Split text or a single file into sentences using the SentenceSplitter.

Source code in src/chunklet/cli.py
@app.command(name="split", help="Splits text or a single file into sentences.")
def split_command(
    text: Optional[str] = typer.Argument(
        None, help="The input text to split. If not provided, --source must be used."
    ),
    source: Optional[Path] = typer.Option(
        None,
        "--source",
        "-s",
        help="Path to a single file to read input from. Cannot be a directory or multiple files.",
    ),
    destination: Optional[Path] = typer.Option(
        None,
        "--destination",
        "-d",
        help="Path to a single file to write the segmented sentences (separated by \\n). Cannot be a directory.",
    ),
    lang: str = typer.Option(
        "auto",
        "--lang",
        help="Language of the text (e.g., 'en', 'fr', 'auto').",
    ),
    verbose: bool = typer.Option(
        False, "--verbose", "-v", help="Enable verbose logging."
    ),
):
    """
    Split text or a single file into sentences using the SentenceSplitter.
    """
    # Validation and Input Acquisition
    provided_inputs = [arg for arg in [text, source] if arg is not None]

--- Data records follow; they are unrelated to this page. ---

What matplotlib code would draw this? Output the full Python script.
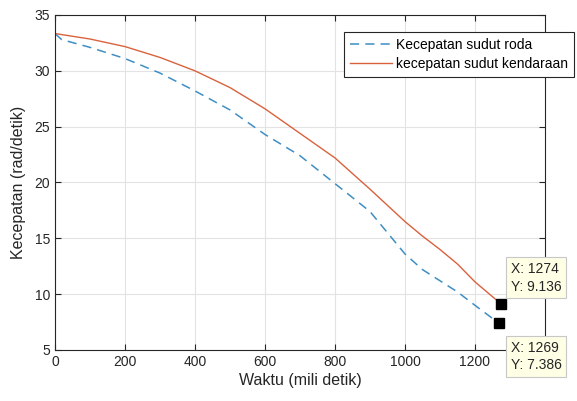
import matplotlib
matplotlib.use("Agg")
import matplotlib.pyplot as plt

# data
t_roda = [0, 19, 100, 200, 300, 400, 500, 600, 700, 800, 900, 1000,
          1050, 1100, 1150, 1200, 1269]
v_roda = [33.34, 32.8, 32.1, 31.1, 29.8, 28.2, 26.5, 24.3, 22.4, 19.9,
          17.4, 13.6, 12.2, 11.2, 10.2, 9.0, 7.386]
t_kend = [0, 100, 200, 300, 400, 500, 600, 700, 800, 900, 1000,
          1050, 1100, 1150, 1200, 1274]
v_kend = [33.34, 32.85, 32.17, 31.2, 30.0, 28.5, 26.6, 24.4, 22.2, 19.4,
          16.5, 15.2, 14.0, 12.7, 11.1, 9.136]
tips = [(1274, 9.136), (1269, 7.386)]

BLUE = "#3f8ec4"
RED = "#d9623d"

plt.rcParams.update({"font.family": ["Liberation Sans", "DejaVu Sans"],
                     "font.size": 9})

fig = plt.figure(figsize=(5.77, 4.01), dpi=100)
ax = fig.add_axes([0.0953, 0.1272, 0.8492, 0.8354])

ax.plot(t_roda, v_roda, ls=(0, (6, 4)), color=BLUE, lw=1.1,
        label="Kecepatan sudut roda")
ax.plot(t_kend, v_kend, color=RED, lw=1.0, label="kecepatan sudut kendaraan")

ax.set_xlim(0, 1400)
ax.set_ylim(5, 35)
ax.set_xticks(range(0, 1201, 200))
ax.set_yticks(range(5, 36, 5))
ax.grid(True, color="#e3e3e3", lw=0.8)
ax.tick_params(direction="in", length=4, colors="#262626", labelsize=10,
               top=True, right=True, labeltop=False, labelright=False)
for s in ax.spines.values():
    s.set_color("#262626")
    s.set_linewidth(0.8)
ax.set_xlabel("Waktu (mili detik)", fontsize=11.5, color="#262626", labelpad=3)
ax.set_ylabel("Kecepatan (rad/detik)", fontsize=11.5, color="#262626",
              labelpad=6)

leg = ax.legend(loc="upper left", bbox_to_anchor=(0.596, 0.92),
                bbox_transform=fig.transFigure, fancybox=False,
                edgecolor="#262626", framealpha=1, fontsize=10,
                borderaxespad=0, handlelength=3.0, handletextpad=0.3,
                borderpad=0.45, labelspacing=0.35)
leg.get_frame().set_linewidth(0.8)

# datatips
for (tx, ty), (fx, fy) in zip(tips, [(0.885, 0.268), (0.885, 0.072)]):
    ax.plot(tx, ty, "s", color="black", ms=7, clip_on=False, zorder=5)
    fig.text(fx, fy, f"X: {tx}\nY: {ty}", fontsize=10, color="#262626",
             linespacing=1.3, va="bottom", ha="left",
             bbox=dict(boxstyle="square,pad=0.35", fc="#ffffe6",
                       ec="#c8c8c8", lw=0.8))

fig.savefig("out.png", dpi=100)
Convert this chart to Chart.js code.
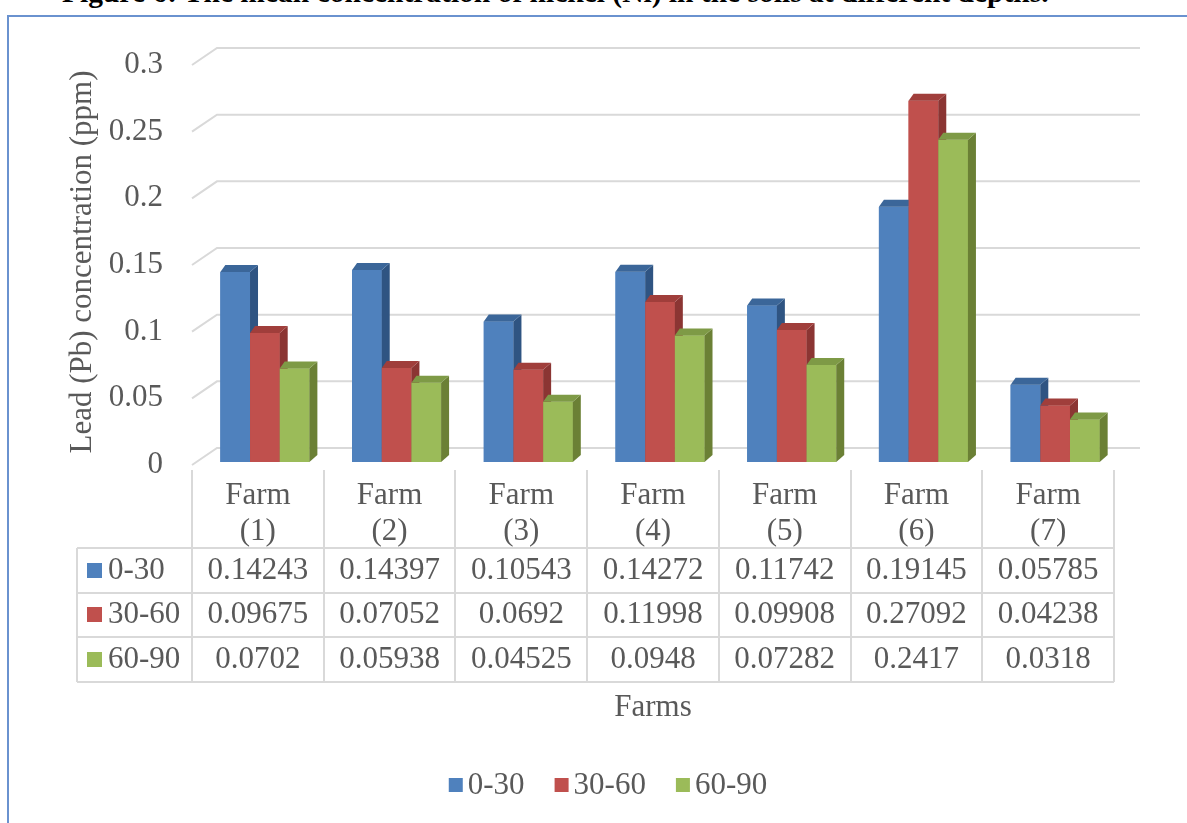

    if len(provided_inputs) == 0:
        typer.echo(
            "Error: No input provided. Please use a text argument or the --source option.",
            err=True,
        )
        raise typer.Exit(code=1)

    if len(provided_inputs) > 1:
        typer.echo(
            "Error: Provide either a text string, or use the --source option, but not both.",
            err=True,
        )
        raise typer.Exit(code=1)

    if source:
        # --- Source Constraints ---
        if source.is_dir():
            typer.echo(
                f"Error: Source path '{source}' cannot be a directory for the 'split' command.",
                err=True,
            )
            raise typer.Exit(code=1)
        if not source.is_file():
            typer.echo(
                f"Error: Source path '{source}' not found or is not a file.",
                err=True,
            )
            raise typer.Exit(code=1)

        try:
            input_text = source.read_text(encoding="utf-8")
        except Exception as e:
            typer.echo(f"Error reading source file: {e}", err=True)
            raise typer.Exit(code=1)
    else:
        input_text = text

    # --- Destination Constraint ---
    if destination and destination.is_dir():
        typer.echo(
            f"Error: Destination path '{destination}' cannot be a directory for the 'split' command.",
            err=True,
        )
        raise typer.Exit(code=1)

    # Split Logic
    splitter = SentenceSplitter(verbose=verbose)
    sentences, confidence = splitter.split(input_text, lang=lang)

    # Output Handling
    if destination:
        output_str = "\n".join(sentences)
        source_display = f"from {source.name}" if source else "(from stdin)"

        try:
            destination.write_text(output_str, encoding="utf-8")
            typer.echo(
                f"Successfully split and wrote {len(sentences)} sentences "
                f"{source_display} to {destination} (Confidence: {confidence})",
                err=True,
            )
        except Exception as e:
            typer.echo(f"Error writing to destination file: {e}", err=True)
            raise typer.Exit(code=1)
    else:
        source_display = f"Source: {source.name}" if source else "Source: stdin"

        typer.echo(
            f"--- Sentences ({len(sentences)}): "
            f" [{source_display} | Lang: {lang.upper()} | Confidence: {confidence}] ---"
        )

        for sentence in sentences:
            typer.echo(sentence)